* [Records with drawing code]:
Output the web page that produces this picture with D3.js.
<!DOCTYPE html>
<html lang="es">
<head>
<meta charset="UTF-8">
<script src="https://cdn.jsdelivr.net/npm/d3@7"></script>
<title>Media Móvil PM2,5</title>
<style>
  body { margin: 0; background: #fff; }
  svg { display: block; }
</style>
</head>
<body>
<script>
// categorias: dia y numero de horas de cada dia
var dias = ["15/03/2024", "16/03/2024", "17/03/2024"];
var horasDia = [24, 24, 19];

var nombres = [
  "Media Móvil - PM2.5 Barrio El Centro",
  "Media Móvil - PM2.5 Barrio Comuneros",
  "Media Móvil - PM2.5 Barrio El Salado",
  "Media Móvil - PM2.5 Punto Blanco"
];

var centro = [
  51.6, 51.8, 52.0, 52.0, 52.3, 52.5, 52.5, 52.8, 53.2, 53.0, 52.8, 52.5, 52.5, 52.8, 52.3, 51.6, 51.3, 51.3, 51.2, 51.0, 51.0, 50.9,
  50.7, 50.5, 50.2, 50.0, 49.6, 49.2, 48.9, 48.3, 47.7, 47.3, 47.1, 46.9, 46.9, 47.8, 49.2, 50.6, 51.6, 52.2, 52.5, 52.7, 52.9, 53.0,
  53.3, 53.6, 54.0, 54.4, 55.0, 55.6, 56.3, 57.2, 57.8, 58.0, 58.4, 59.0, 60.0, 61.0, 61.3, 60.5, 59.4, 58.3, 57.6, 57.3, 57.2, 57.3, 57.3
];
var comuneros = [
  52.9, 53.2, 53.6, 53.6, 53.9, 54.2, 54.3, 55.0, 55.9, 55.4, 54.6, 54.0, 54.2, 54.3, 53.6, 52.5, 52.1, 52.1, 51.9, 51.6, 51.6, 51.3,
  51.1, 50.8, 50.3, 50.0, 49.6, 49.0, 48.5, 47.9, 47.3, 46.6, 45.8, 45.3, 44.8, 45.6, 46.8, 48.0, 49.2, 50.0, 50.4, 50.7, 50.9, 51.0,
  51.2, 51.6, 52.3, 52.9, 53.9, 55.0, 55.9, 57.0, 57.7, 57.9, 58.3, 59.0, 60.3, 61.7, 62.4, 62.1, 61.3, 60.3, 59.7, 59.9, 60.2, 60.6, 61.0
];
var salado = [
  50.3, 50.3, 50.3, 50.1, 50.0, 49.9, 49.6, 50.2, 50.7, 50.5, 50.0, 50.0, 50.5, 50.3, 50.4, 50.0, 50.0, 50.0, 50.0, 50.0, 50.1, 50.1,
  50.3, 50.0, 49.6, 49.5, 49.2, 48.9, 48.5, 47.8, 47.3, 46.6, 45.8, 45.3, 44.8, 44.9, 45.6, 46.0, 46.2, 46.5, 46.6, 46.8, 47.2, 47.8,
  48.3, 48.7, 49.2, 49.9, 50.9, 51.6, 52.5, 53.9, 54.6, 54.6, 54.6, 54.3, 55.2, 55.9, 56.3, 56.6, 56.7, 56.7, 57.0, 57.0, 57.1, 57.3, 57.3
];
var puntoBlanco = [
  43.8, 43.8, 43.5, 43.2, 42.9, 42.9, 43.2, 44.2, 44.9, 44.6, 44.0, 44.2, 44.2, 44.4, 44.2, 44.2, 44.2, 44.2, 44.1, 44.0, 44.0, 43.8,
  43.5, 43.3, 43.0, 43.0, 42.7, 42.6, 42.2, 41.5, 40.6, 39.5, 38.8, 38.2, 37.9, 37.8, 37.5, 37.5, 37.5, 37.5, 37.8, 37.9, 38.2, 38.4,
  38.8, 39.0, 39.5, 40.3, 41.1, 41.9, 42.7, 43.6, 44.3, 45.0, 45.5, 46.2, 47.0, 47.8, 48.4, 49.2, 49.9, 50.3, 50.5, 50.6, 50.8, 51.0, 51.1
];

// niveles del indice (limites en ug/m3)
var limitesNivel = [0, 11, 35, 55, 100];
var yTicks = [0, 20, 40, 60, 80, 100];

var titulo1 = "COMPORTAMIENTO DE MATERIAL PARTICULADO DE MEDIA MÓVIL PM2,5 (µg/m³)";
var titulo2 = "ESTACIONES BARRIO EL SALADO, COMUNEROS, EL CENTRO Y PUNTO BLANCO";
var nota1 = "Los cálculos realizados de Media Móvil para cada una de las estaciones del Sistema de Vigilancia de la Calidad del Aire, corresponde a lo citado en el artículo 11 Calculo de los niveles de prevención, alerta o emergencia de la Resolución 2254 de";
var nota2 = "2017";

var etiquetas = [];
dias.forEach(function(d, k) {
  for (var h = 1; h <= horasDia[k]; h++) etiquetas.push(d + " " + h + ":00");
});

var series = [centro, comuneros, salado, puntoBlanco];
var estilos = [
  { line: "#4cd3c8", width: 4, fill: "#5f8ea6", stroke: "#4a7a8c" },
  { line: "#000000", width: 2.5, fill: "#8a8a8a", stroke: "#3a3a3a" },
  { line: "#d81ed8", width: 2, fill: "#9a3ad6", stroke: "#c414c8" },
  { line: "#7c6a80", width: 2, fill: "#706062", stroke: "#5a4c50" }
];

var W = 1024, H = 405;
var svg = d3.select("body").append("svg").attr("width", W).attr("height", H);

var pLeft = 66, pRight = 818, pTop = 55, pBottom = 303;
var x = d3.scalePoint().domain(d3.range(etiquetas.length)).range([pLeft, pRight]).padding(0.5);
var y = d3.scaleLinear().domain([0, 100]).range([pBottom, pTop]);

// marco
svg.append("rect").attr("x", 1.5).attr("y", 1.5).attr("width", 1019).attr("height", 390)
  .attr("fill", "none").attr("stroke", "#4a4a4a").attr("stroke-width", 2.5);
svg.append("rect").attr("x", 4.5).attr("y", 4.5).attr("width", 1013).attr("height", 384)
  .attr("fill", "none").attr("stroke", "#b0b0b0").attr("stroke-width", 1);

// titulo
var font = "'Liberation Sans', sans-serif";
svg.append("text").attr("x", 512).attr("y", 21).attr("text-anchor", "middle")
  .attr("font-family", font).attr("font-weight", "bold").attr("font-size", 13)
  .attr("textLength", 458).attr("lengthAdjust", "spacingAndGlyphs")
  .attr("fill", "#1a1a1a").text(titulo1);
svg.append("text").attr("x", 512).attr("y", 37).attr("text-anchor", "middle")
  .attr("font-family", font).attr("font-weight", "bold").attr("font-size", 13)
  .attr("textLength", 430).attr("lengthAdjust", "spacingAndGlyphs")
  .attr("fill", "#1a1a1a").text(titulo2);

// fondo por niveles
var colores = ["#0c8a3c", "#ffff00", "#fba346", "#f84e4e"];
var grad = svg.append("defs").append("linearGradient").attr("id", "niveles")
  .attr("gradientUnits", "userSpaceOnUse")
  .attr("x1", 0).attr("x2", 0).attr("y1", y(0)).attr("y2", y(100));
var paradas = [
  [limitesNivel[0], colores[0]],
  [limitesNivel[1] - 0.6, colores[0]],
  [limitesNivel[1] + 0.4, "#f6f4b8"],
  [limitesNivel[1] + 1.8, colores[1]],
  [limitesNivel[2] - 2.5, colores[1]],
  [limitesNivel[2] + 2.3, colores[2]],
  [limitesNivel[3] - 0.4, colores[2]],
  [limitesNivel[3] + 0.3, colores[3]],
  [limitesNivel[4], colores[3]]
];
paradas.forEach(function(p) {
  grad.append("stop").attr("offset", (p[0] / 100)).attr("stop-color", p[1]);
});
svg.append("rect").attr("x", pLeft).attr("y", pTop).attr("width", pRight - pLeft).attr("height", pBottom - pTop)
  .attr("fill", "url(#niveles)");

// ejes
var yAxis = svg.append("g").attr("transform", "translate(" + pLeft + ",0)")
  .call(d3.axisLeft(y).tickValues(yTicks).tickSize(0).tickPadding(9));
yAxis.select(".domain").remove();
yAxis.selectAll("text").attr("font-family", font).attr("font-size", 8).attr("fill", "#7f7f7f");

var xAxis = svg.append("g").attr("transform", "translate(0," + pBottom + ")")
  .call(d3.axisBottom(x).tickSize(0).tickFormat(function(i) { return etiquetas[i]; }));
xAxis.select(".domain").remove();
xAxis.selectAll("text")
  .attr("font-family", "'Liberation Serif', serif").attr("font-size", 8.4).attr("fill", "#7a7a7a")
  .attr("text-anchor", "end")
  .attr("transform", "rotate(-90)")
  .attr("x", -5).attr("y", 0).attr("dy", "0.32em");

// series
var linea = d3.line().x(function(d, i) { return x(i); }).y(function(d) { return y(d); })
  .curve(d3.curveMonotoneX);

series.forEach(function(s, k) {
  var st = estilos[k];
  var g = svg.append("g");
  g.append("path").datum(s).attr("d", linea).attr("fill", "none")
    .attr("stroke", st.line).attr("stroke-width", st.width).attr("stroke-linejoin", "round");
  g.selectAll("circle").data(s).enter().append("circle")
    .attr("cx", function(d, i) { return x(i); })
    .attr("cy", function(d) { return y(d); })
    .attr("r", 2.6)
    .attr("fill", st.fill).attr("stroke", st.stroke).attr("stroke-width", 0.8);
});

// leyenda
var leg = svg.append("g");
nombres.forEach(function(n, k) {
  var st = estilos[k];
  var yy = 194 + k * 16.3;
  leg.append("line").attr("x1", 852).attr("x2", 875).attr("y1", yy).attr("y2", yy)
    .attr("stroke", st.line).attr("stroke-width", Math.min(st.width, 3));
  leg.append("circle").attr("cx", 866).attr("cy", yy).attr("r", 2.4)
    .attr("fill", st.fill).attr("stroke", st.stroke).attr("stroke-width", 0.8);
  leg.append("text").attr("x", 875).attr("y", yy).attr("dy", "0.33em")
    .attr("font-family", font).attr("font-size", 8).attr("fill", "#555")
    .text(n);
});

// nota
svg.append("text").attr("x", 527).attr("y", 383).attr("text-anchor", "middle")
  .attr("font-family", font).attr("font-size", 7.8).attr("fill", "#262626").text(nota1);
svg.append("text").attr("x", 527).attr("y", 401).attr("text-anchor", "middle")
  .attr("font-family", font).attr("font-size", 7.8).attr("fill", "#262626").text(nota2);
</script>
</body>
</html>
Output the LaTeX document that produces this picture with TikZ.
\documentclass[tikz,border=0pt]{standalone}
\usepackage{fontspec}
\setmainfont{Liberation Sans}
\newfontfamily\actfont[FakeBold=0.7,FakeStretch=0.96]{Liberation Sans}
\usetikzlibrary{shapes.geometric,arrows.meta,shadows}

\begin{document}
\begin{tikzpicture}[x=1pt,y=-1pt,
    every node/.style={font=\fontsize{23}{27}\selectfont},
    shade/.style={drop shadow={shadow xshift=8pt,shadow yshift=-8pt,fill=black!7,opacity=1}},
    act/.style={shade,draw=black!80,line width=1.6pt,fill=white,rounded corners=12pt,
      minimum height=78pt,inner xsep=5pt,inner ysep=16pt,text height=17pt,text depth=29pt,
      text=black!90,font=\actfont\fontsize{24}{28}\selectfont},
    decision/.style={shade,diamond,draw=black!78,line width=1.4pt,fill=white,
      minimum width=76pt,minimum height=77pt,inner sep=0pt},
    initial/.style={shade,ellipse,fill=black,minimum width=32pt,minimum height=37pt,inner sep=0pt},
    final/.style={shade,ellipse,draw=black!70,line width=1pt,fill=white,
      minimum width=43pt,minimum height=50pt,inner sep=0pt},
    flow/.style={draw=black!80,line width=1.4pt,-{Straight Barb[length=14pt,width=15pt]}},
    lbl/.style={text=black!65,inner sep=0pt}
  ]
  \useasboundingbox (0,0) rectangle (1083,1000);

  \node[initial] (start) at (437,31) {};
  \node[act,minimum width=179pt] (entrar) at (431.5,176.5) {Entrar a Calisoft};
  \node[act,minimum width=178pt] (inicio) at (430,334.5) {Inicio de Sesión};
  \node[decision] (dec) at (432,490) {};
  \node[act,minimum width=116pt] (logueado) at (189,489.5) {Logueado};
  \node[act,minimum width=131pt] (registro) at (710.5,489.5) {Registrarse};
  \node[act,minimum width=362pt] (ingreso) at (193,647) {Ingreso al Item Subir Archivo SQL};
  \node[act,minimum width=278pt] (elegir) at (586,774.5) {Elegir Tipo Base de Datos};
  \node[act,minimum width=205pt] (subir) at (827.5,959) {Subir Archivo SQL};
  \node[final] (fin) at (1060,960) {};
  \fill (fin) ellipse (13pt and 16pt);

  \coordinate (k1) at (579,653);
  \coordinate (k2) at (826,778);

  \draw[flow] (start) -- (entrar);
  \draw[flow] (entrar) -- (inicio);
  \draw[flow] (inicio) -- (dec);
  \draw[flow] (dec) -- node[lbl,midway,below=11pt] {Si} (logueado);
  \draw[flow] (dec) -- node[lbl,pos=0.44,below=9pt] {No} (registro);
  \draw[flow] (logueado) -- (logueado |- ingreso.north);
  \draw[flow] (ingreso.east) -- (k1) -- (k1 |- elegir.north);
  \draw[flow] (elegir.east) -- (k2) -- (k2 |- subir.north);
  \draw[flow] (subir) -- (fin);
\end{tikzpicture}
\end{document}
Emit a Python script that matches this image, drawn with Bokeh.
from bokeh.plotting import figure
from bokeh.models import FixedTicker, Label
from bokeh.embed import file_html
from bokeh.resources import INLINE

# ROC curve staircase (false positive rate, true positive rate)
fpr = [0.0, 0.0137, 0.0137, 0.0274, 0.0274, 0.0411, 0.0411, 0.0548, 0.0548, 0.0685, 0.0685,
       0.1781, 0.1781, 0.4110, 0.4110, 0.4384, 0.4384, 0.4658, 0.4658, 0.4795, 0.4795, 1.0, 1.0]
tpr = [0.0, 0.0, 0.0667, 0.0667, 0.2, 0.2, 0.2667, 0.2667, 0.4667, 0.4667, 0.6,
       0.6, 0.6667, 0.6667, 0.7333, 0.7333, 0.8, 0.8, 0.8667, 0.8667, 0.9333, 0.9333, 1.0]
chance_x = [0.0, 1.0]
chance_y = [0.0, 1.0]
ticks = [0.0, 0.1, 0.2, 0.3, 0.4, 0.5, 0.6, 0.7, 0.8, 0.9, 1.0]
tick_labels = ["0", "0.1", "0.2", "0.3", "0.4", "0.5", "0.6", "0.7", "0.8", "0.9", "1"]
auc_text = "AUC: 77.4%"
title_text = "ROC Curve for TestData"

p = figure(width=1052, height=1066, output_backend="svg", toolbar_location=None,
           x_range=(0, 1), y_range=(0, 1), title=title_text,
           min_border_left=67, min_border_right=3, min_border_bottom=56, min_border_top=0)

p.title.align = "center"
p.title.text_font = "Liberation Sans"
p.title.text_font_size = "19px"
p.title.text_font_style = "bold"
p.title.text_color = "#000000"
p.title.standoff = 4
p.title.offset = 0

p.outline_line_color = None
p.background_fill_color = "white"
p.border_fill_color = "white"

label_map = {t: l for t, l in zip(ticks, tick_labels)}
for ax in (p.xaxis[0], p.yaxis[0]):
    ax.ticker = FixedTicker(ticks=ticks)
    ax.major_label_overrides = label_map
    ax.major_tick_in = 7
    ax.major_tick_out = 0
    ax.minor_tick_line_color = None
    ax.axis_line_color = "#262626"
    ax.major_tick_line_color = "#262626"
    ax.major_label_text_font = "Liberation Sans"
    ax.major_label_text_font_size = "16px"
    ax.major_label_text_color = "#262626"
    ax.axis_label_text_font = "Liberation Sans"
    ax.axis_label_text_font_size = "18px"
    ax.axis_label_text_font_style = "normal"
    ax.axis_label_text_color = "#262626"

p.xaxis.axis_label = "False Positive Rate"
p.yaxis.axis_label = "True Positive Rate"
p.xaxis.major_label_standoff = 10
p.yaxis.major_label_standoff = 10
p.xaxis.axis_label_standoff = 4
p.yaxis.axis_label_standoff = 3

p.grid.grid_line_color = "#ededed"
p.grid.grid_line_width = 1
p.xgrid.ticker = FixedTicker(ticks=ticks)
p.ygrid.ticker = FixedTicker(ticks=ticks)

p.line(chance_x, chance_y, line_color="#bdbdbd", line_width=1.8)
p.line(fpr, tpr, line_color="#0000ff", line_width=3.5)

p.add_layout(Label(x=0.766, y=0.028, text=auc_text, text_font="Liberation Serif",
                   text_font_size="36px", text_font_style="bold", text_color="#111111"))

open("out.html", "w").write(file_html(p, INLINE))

* [Instructions to follow]: Above are some lines. Repeat exactly, and only, those from the line that has "Emit a Python" through the line that has "from bokeh.resources import INLINE".

* [Result]:
Emit a Python script that matches this image, drawn with Bokeh.
from bokeh.plotting import figure
from bokeh.models import FixedTicker, Label
from bokeh.embed import file_html
from bokeh.resources import INLINE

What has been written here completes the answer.